Why Is This Subject Important?
One of confusing problems is that there are numerous terms used to identify the physical conditions associated with sensitivity. Two of the most common descriptors are “chemical intolerance” (CI) or “multiple chemical sensitivity (MCS).
An interesting sidebar to the sensitization research was the realization that individuals who are sensitizable are more likely to be diagnosed with Chronic Fatigue Syndrome (CFS), Chronic Fibromyalgia (CF), Chronic Inflammatory Response Syndrome (CIRS), and other previously mysterious maladies.
As the medical community continues research into this field, the focus has turned to the question about what role a person’s genetic make-upplays in their likelihood of becoming chemically sensitized. Depending on which study is reviewed, the data indicates that 15-30% of the general population are highly “sensitizable”. The researchers come to these numbers by evaluating large groups of people and measuring their heart rate, blood pressure, and immune system allergic response markers.
There is a correlation of certain factors that may play a role in sensitization. These include a family history of sensitization, certain exposures and health history
Acute Or Chronic Exposures; It Is Still Chemicals
This research into susceptibility is starting to answer some lingering questions in the field of chemical sensitization. Many cases have demonstrated that a big “trigger event”, such as exposure to a chemical as a result of an accidental release, will cause chemical sensitization in a very large percentage of the exposed population. But, even in that sort of scenario only a portion of the people exposed will develop any long-term sensitivity to the initial chemical or a broader range of chemicals. The distinctions in individuals developing a reaction are even more pronounced if the trigger event is a chronic situation, one where the exposure happens a little at a time over a period of weeks or months.

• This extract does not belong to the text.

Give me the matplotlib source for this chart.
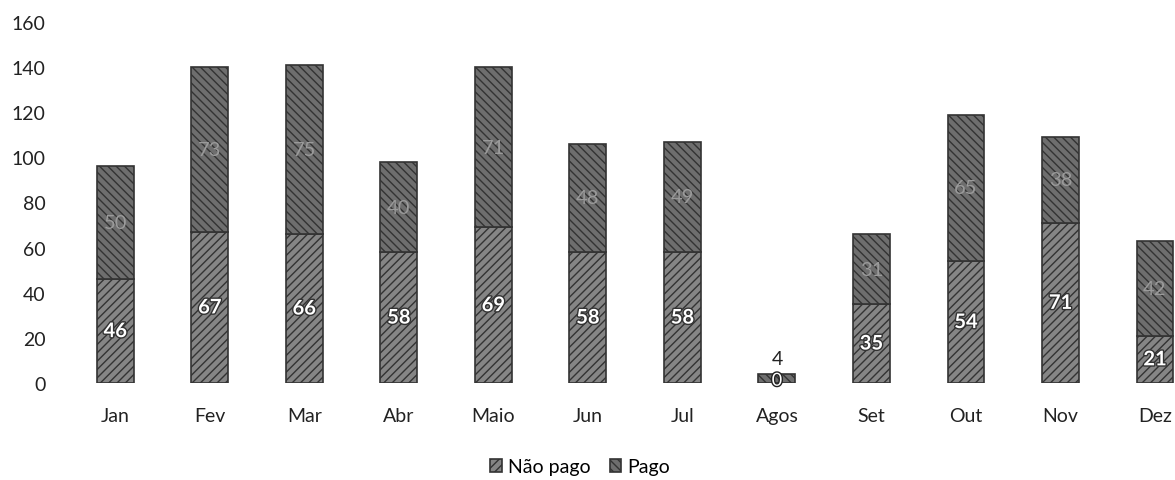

Of course, the primary cause of chemical sensitivity is exposure to chemicals. However, controlling chemical exposure, especially for children, is increasingly difficult because more chemicals are being added to our lives every day. Some of the main sources of chemical exposure include off-gassing from building products, use of personal care items, building contents and furnishings, packaging supplies, food, and residual chemical contamination in our indoor and outdoor environment.
Compared to 40 or 50 years ago, most people have dramatically increased their exposure to chemicals. It is not just that people tend to spend more time indoors, a big factor is that buildings are constructed to be more air tight. In addition to increased energy efficiency, that trend of tighter buildings trap more of the chemicals that are off-gassed. It also means that there is less dilution of small particles that are created during daily life activities and cleaning.
Cleaning To Address All The Chemical Transport Mechanisms
The simple reality is that dust and chemicals are present in our buildings. Contractors wishing to help individuals with chemical sensitivities by conducting specialized cleaning, or those who want to avoid problems by properly cleaning after a restoration activity, need to address both the chemicals and the dust. Modern house dust has a significant percentage of chemical solids as part of its makeup. In addition, many of the other dust particles, particularly those that are fibrous, absorb vaporous chemicals. That is why source removal, including the removal of residual built up dust, is key to addressing the concerns of chemically sensitized building occupants.
We all need to recognize that the number of chemicals and chemically sensitized people found in buildings are both growing at a significant rate. This is not a good combination. The frequency with which individuals are experiencing adverse reactions to chemicals is obvious evidence that there is a growing group which cannot tolerate the “normal” chemical load in today’s modern buildings. In those situations, the contaminants must either be cleaned or neutralized in order to protect or facilitate recovery of their health.